Don’t Get Caught In the Web: Drafting Effective Acceptable Use Policies – By: Christi Flaherty

Published by MARE, May 2011

Unless you live under a rock, you’re keenly aware of some of the problems that technology is quickly causing in our nation’s schools.  With cell phones, iPads, laptops, netbooks and smartphones, technology has gone completely portable – and it’s walking through the hallways of your schools.  In fact, it is now estimated that today’s youth spend more time online than they do in front of the television!

Technology is here to stay – there is no arguing that it can be an effective tool to implement curriculum and communicate with today’s busy parents.  However, schools must be able to combat the perils of student and employee technology use, including cyberbullying, cheating, harassment, and inappropriate student-teacher relationships.  The first step in the process is creating an effective and enforceable Acceptable Use Policy (AUP) for both students and staff.

Use of the District’s equipment is relatively easy to monitor and regulate with firewalling and administrative privileges that allow access to anything and everything accessed with the District’s equipment and connections.  Students and staff should be made aware, both through policies and through postings near the actual equipment, that the system can and will be monitored for appropriate use.

The AUP should also indicate that use of the District’s technology – including its equipment and connection – are a privilege and not a right.  Unlike rights, privileges can be more easily taken away if abused.

Student computer “free time” should be discouraged at every grade level.  Along these same lines, the AUP for staff should indicate that technology use must be consistent with the District’s curriculum.  Computers are no different than text books – they are another tool to implement curriculum.  They are not a babysitter or another form of student recess.  Teachers should be required to integrate web access into their lesson plans; if part of the day’s lesson includes a visit to a particular web site in order to better implement the lesson, then the written lesson plan should indicate the web site and the teacher should research the web site prior to the instructional period in order to ensure that the content on the site is appropriate for the lesson and for the age of the students participating therein.

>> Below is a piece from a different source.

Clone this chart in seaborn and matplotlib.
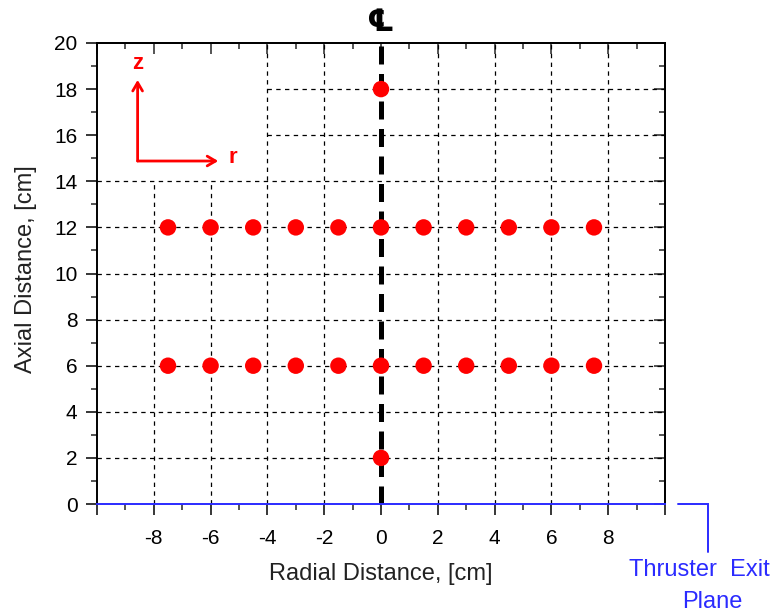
import matplotlib
matplotlib.use("Agg")
import matplotlib.pyplot as plt
import seaborn as sns
import pandas as pd
import numpy as np

# ---------------- data ----------------
radial_positions = [-7.5, -6, -4.5, -3, -1.5, 0, 1.5, 3, 4.5, 6, 7.5]   # cm
axial_rows = [6, 12]                                                   # cm
centerline_axial = [2, 18]                                             # extra points on r = 0

x_major = [-10, -8, -6, -4, -2, 0, 2, 4, 6, 8, 10]
x_labels = ["", "-8", "-6", "-4", "-2", "0", "2", "4", "6", "8", ""]
x_minor = [-9, -7, -5, -3, -1, 1, 3, 5, 7, 9]
y_major = [0, 2, 4, 6, 8, 10, 12, 14, 16, 18, 20]
y_labels = ["0", "2", "4", "6", "8", "10", "12", "14", "16", "18", "20"]
y_minor = [1, 3, 5, 7, 9, 11, 13, 15, 17, 19]

x_title = "Radial Distance, [cm]"
y_title = "Axial Distance, [cm]"
plane_label_1 = "Thruster  Exit"
plane_label_2 = "Plane"

rows = []
for z in axial_rows:
    for r in radial_positions:
        rows.append({"r": r, "z": z})
for z in centerline_axial:
    rows.append({"r": 0, "z": z})
df = pd.DataFrame(rows)

# ---------------- style ----------------
sns.set_style("ticks")
plt.rcParams["font.family"] = ["Liberation Sans", "DejaVu Sans"]

RED = "#ff0000"
BLUE = "#2b2bff"

fig = plt.figure(figsize=(7.74, 6.15), dpi=100)
ax = fig.add_axes([97 / 774, 1 - 504 / 615, 568 / 774, 461 / 615])

ax.set_xlim(-10, 10)
ax.set_ylim(0, 20)

# partial dashed grid (top-left corner kept blank for the r/z sketch)
blank_x = (-10, -4)
blank_y = (14, 20)
grid_kw = dict(color="black", lw=0.9, linestyle=(0, (3.5, 3.5)), zorder=1)
for xv in x_major:
    if xv in (-10, 10, 0):
        continue
    top = blank_y[0] if blank_x[0] < xv < blank_x[1] else 20
    ax.vlines(xv, 0, top, **grid_kw)
for yv in y_major:
    if yv in (0, 20):
        continue
    left = blank_x[1] if blank_y[0] < yv < blank_y[1] else -10
    ax.hlines(yv, left, 10, **grid_kw)

# centre line
ax.axvline(0, color="black", lw=3.6, linestyle=(0, (3.6, 1.9)), zorder=2)

# measurement points
sns.scatterplot(data=df, x="r", y="z", ax=ax, color=RED, s=140,
                edgecolor="none", linewidth=0, zorder=3, legend=False)

# ticks
ax.set_xticks(x_major)
ax.set_xticklabels(x_labels)
ax.set_xticks(x_minor, minor=True)
ax.set_yticks(y_major)
ax.set_yticklabels(y_labels)
ax.set_yticks(y_minor, minor=True)
ax.tick_params(which="major", direction="out", length=8, width=1.1,
               labelsize=15, colors="black", pad=6)
ax.tick_params(which="minor", direction="out", length=4, width=1.1)
ax.tick_params(axis="x", pad=10)

for side in ("top", "right", "left"):
    ax.spines[side].set_visible(True)
    ax.spines[side].set_color("black")
    ax.spines[side].set_linewidth(1.4)
ax.spines["bottom"].set_color(BLUE)
ax.spines["bottom"].set_linewidth(1.4)
ax.spines["bottom"].set_zorder(4)

secx = ax.secondary_xaxis("top")
secx.set_xticks(x_major)
secx.set_xticks(x_minor, minor=True)
secx.tick_params(which="major", direction="in", length=8, width=1.1, labeltop=False)
secx.tick_params(which="minor", direction="in", length=4, width=1.1)
secx.spines["top"].set_linewidth(1.4)
secy = ax.secondary_yaxis("right")
secy.set_yticks(y_major)
secy.set_yticks(y_minor, minor=True)
secy.tick_params(which="major", direction="in", length=8, width=1.1, labelright=False)
secy.tick_params(which="minor", direction="in", length=4, width=1.1)
secy.spines["right"].set_linewidth(1.4)

ax.set_xlabel(x_title, fontsize=17, color="#222222", labelpad=11)
ax.set_ylabel(y_title, fontsize=17, color="#222222")
ax.yaxis.set_label_coords(-0.105, 0.509)

# r / z coordinate sketch
ox, oy = -8.57, 14.88
arrow_kw = dict(arrowstyle="->,head_length=0.6,head_width=0.35", color=RED, lw=2.0,
                shrinkA=0, shrinkB=0)
ax.annotate("", xy=(ox, 18.4), xytext=(ox, oy), arrowprops=arrow_kw, zorder=5)
ax.annotate("", xy=(-5.73, oy), xytext=(ox, oy), arrowprops=arrow_kw, zorder=5)
ax.text(ox, 19.1, "z", color=RED, fontsize=16, fontweight="bold", ha="center", va="center")
ax.text(-5.22, 15.05, "r", color=RED, fontsize=16, fontweight="bold", ha="center", va="center")

# centre line symbol
fig.text(380 / 774, 1 - 22 / 615, "\u2104", fontsize=22, fontweight="bold",
         ha="center", va="center", color="black",
         family=["Noto Sans CJK SC", "DejaVu Sans"])

# thruster exit plane leader
ax.plot([10.45, 11.5, 11.5], [0, 0, -2.08], color=BLUE, lw=1.4, clip_on=False,
        solid_joinstyle="miter")
fig.text(699 / 774, 1 - 570 / 615, plane_label_1, color=BLUE, fontsize=17,
         ha="center", va="center")
fig.text(712 / 774, 1 - 602 / 615, plane_label_2, color=BLUE, fontsize=17,
         ha="center", va="center")

fig.savefig("out.png", dpi=100)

Both staff and student AUP’s should restrict the use of social networking and private emails to communicate school business.  Emails sent to and from staff regarding student progress are arguably “education records” under FERPA, record that contains “information directly related to a student and which are maintained by an educational agency or institution or by a party acting for the agency or institution.”  Thus, those emails are subject to the care and weeding requirements of FERPA just as if they were created just like traditional education records.  For this reason, the District must be able to access the emails, which is only possible if the District’s own email system is being used for such communications.

In the author’s opinion, social networks and schools mix like oil and water.  There is no place for MySpace, Facebook and the like in the classroom.  Many of the inappropriate relationships between students and teachers that the author has investigated over the course of the last ten years have begun online – a “friend request” on Facebook, or an instant message through MySpace.  Thus, both the student and staff AUP’s should indicate that social networking between students and staff is prohibited.  This not only discourages students from initiating communications through social networks, but also helps to alleviate the pressure on the staff member who receives such a communications request as he or she can simply advise the student that Board policy prohibits it.

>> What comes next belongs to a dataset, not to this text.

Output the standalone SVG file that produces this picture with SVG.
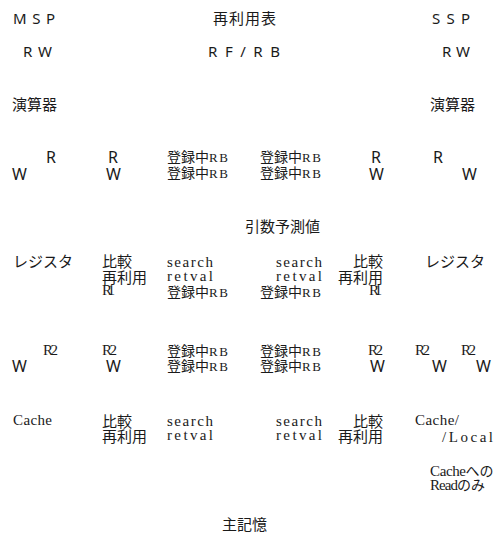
<svg xmlns="http://www.w3.org/2000/svg" width="500" height="534" viewBox="0 0 500 534">
<style>
text{fill:#1a1a1a}
.s{font-family:"Noto Sans","Noto Sans CJK JP",sans-serif;font-size:15px}
.w{font-family:"Noto Sans","Noto Sans CJK JP",sans-serif;font-size:16px}
.j{font-family:"Noto Sans CJK JP","Noto Sans",sans-serif;font-size:15px}
.k{font-family:"Noto Sans CJK JP","Noto Sans",sans-serif;font-size:14px}
.m{font-family:"Liberation Serif","Noto Sans CJK JP",serif;font-size:15px}
.rb{font-family:"Liberation Serif",serif;font-size:13px}
.e{text-anchor:end}
</style>
<rect width="500" height="534" fill="#fff"/>
<g id="connectors"/>
<g id="header">
<text class="s" x="13" y="24" textLength="42" lengthAdjust="spacing">M S P</text>
<text class="j" x="213" y="24" textLength="63">再利用表</text>
<text class="s" x="432" y="24" textLength="38">S S P</text>
<text class="s" x="23" y="57" textLength="29">RW</text>
<text class="s" x="208" y="57" textLength="72">R F / R B</text>
<text class="s" x="442" y="57" textLength="28">RW</text>
</g>
<g id="alu">
<text class="j" x="12" y="110">演算器</text>
<text class="j" x="430" y="110">演算器</text>
</g>
<g id="rw-row1">
<text class="w" x="46" y="163">R</text>
<text class="w" x="12" y="180">W</text>
<text class="w" x="108" y="163">R</text>
<text class="w" x="106" y="180">W</text>
<text class="k" x="167" y="162">登録中<tspan class="rb" textLength="19">RB</tspan></text>
<text class="k" x="167" y="178">登録中<tspan class="rb" textLength="19">RB</tspan></text>
<text class="k" x="260" y="162">登録中<tspan class="rb" textLength="19">RB</tspan></text>
<text class="k" x="260" y="178">登録中<tspan class="rb" textLength="19">RB</tspan></text>
<text class="w" x="371" y="163">R</text>
<text class="w" x="369" y="180">W</text>
<text class="w" x="433" y="163">R</text>
<text class="w" x="462" y="180">W</text>
</g>
<g id="arg-predict">
<text class="j" x="245" y="232">引数予測値</text>
</g>
<g id="register-row">
<text class="j" x="13" y="267">レジスタ</text>
<text class="j" x="102" y="267">比較</text>
<text class="j" x="102" y="283">再利用</text>
<text class="m" x="102" y="295" textLength="13">R1</text>
<text class="m" x="167" y="267" textLength="46">search</text>
<text class="m" x="167" y="281" textLength="46">retval</text>
<text class="k" x="167" y="297">登録中<tspan class="rb" textLength="19">RB</tspan></text>
<text class="m" x="276" y="267" textLength="46">search</text>
<text class="m" x="276" y="281" textLength="46">retval</text>
<text class="k" x="260" y="297">登録中<tspan class="rb" textLength="19">RB</tspan></text>
<text class="j e" x="383" y="267">比較</text>
<text class="j e" x="383" y="283">再利用</text>
<text class="m" x="369" y="295" textLength="13">R1</text>
<text class="j" x="425" y="267">レジスタ</text>
</g>
<g id="rw-row2">
<text class="m" x="43" y="355" textLength="15">R2</text>
<text class="w" x="12" y="372">W</text>
<text class="m" x="102" y="355" textLength="15">R2</text>
<text class="w" x="106" y="372">W</text>
<text class="k" x="167" y="356">登録中<tspan class="rb" textLength="19">RB</tspan></text>
<text class="k" x="167" y="371">登録中<tspan class="rb" textLength="19">RB</tspan></text>
<text class="k" x="260" y="356">登録中<tspan class="rb" textLength="19">RB</tspan></text>
<text class="k" x="260" y="371">登録中<tspan class="rb" textLength="19">RB</tspan></text>
<text class="m" x="368" y="355" textLength="15">R2</text>
<text class="w" x="370" y="372">W</text>
<text class="m" x="415" y="355" textLength="15">R2</text>
<text class="w" x="432" y="372">W</text>
<text class="m" x="461" y="355" textLength="15">R2</text>
<text class="w" x="476" y="372">W</text>
</g>
<g id="cache-row">
<text class="m" x="13" y="425" textLength="39">Cache</text>
<text class="j" x="102" y="427">比較</text>
<text class="j" x="102" y="442">再利用</text>
<text class="m" x="167" y="426" textLength="46">search</text>
<text class="m" x="167" y="440" textLength="46">retval</text>
<text class="m" x="276" y="426" textLength="46">search</text>
<text class="m" x="276" y="440" textLength="46">retval</text>
<text class="j e" x="383" y="427">比較</text>
<text class="j e" x="383" y="442">再利用</text>
<text class="m" x="415" y="425" textLength="44">Cache/</text>
<text class="m" x="442" y="442" textLength="51">/Local</text>
</g>
<g id="note">
<text class="k" x="430" y="476"><tspan class="m" textLength="36">Cache</tspan>への</text>
<text class="k" x="430" y="490"><tspan class="m" textLength="28">Read</tspan>のみ</text>
</g>
<g id="main-memory">
<text class="j" x="222" y="530">主記憶</text>
</g>
</svg>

Both the staff and student AUP should list examples of inappropriate use.  For example, the viewing, uploading, downloading and dissemination of pornography on or through District equipment will never be an “acceptable” use.  Likewise, cursing should be included as an unacceptable use.  Other examples include the encouragement of “netiquette” when communicating on or through the District’s equipment.

Consequences for violating the policy should be spelled out.  For students, the policy should include a statement that violation of the policy will result in disciplinary action that could include a revocation of privileges and/or expulsion.  For staff, the policy should indicate that violation of the policy could result in disciplinary action, up to and including dismissal.

Finally, the AUP should be signed every year.  For students, both the student and the parent should sign the policy.  Although the policy may be reiterated and incorporated into a student handbook, the author advises schools to disseminate it separately from other registration material each year, and has even counseled districts to print it on colored paper.  All of these suggestions alert the student and the parent to the importance of the policy and help ensure that both the student and the parent understand their mutual responsibility and accountability that comes with the privilege of using the District’s equipment and connections.  Annual updating and signing of the policy is encouraged simply because of the nature of the beast – what is current technology today is outdated within the year!  At what age should students be required to sign the AUP?  The author’s opinion is that if the child is old enough to use the equipment, they are old enough to sign the AUP.  Even a kindergartener is capable of writing his or her first name, with assistance.

For staff, annual signage of the AUP is recommended for similar reasons.  Staff need to be reminded of the role of technology and their responsibility in using it in and out of the classroom.  Explanation of the policy at orientation is recommended, and may be readdressed at in-services throughout the year.  This Firm provides such in-service opportunities for students, staff and even parent groups.

Technology can certainly be a useful tool to assist in implementing the District’s curriculum, but with the use comes responsibility.  School Districts must safeguard their resources – their equipment, their staff and their students – from inappropriate use through Acceptable Use Policies.